There is no more fascinating idea than the idea of a fluid: something that, if it can be seen, cannot be held, because it slips through our fingers. Something that, even having some measurable mass, it does not have, on the other hand, a definite form.
The Great Atlantic Cable
Similarly, the idea of a fluid flow had been used in many occasions in the History of human thought as one of the main basis for the scientific knowledge construction, specially in the History of Electrical Engineering, which, in turn, was not a separate branch of Physics until the middle of the nineteenth century.
In fact, until that moment, the concepts of electricity, heat and light were so profoundly entangled that the Doctrine of Interchangeability of Forces was able to give birth to [what I consider] the greatest technological enterprise of that time: the laying of the first transatlantic cable for telegraphic communications between Europe and America, “The Great Atlantic Cable”.
If today the common-sense metaphor “it is in the clouds”, employed in reference to the Internet traffic, is far from reality – since the optical fiber “tentacles” which made Internet possible are quietly lying down in the ocean floor – for the same reason the submarine telegraphy [and hence the whole Electrical Engineering] had its beginning under the rough waters of the Atlantic, on the “Atlantic Plateau” – a relatively uniform region in north atlantic ocean floor – the least distance between Valentia bay, in Ireland, and Newfoundland, the far east of Canada: a saga that occurred between the years of 1855-1866.
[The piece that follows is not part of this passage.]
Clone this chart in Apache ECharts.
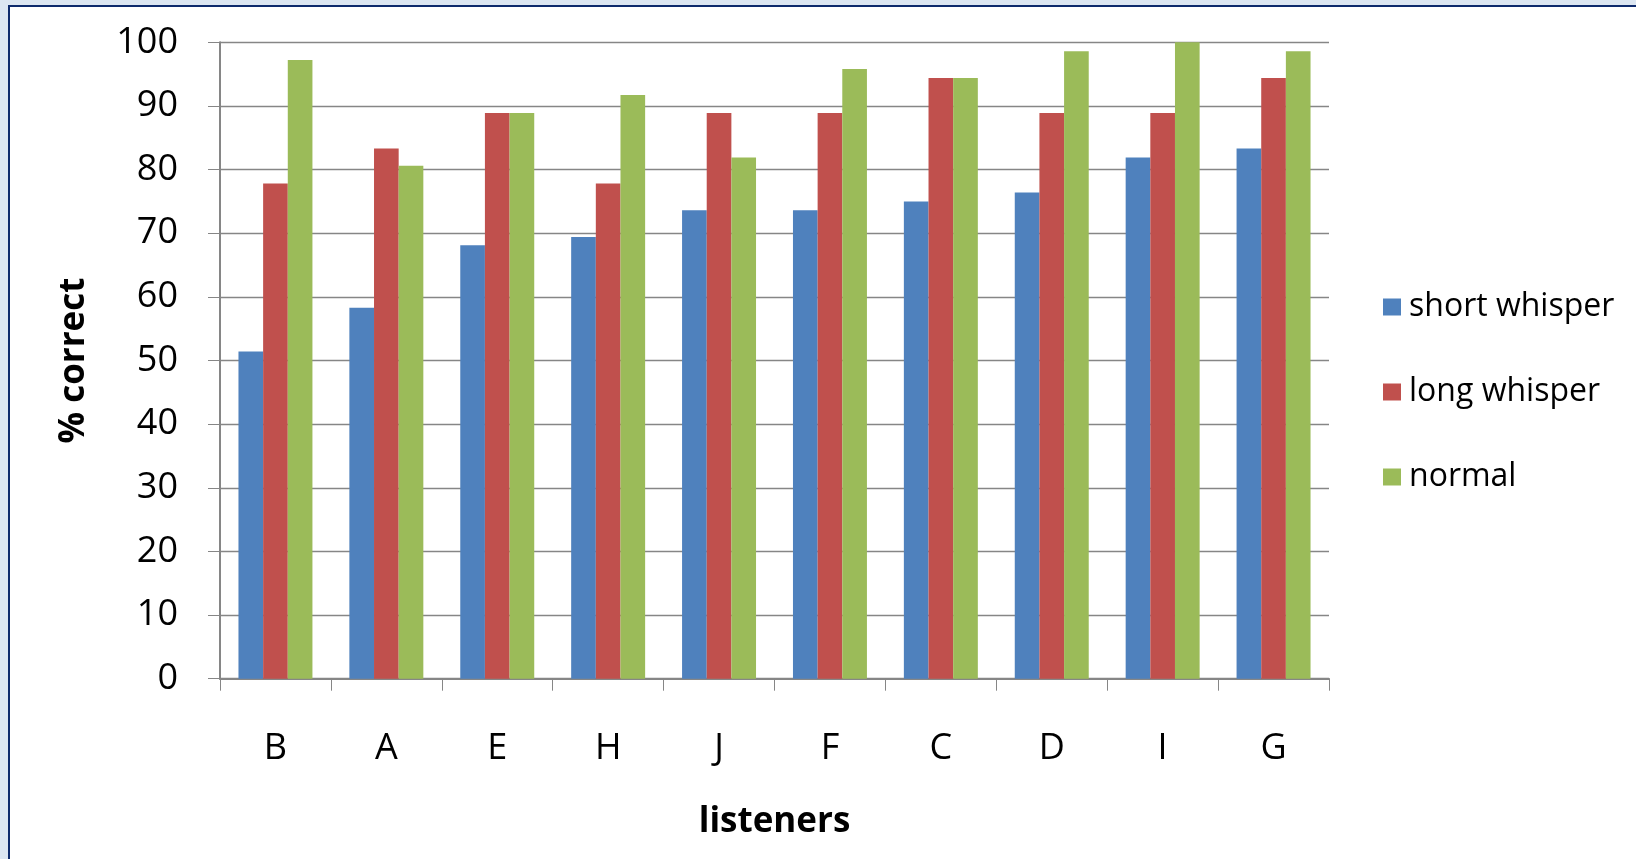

The laying of the Great Atlantic Cable was a result of an intense collaboration of scientists, hobbyists and “venture”1 capitalists which glimpsed in electricity, and specially in electrical telegraphy, a threshold of a new era of prosperity and achievements. In fact, the great technical problem of laying down such massive structure in the ocean did not had any precedents. The first solution came from a single analogy: a relation between electricity and heat, or an analogy for the flow of electricity as if it was flow of heat along the great cable.2 The first Theory of the Electrical Telegraph was the beginning of a great mark in that century and a remarkable achievement for Engineering, and it was proposed by a young Physics professor called William Thomson.
Thomson reformulated the mathematics related to the concept of action at a distance for a force, a Newtonian concept, transforming it in a mathematics of a field. That made the pathway to the emergence of the Field Theory for the Electromagnetism led by Michael Faraday and James Clerk Maxwell.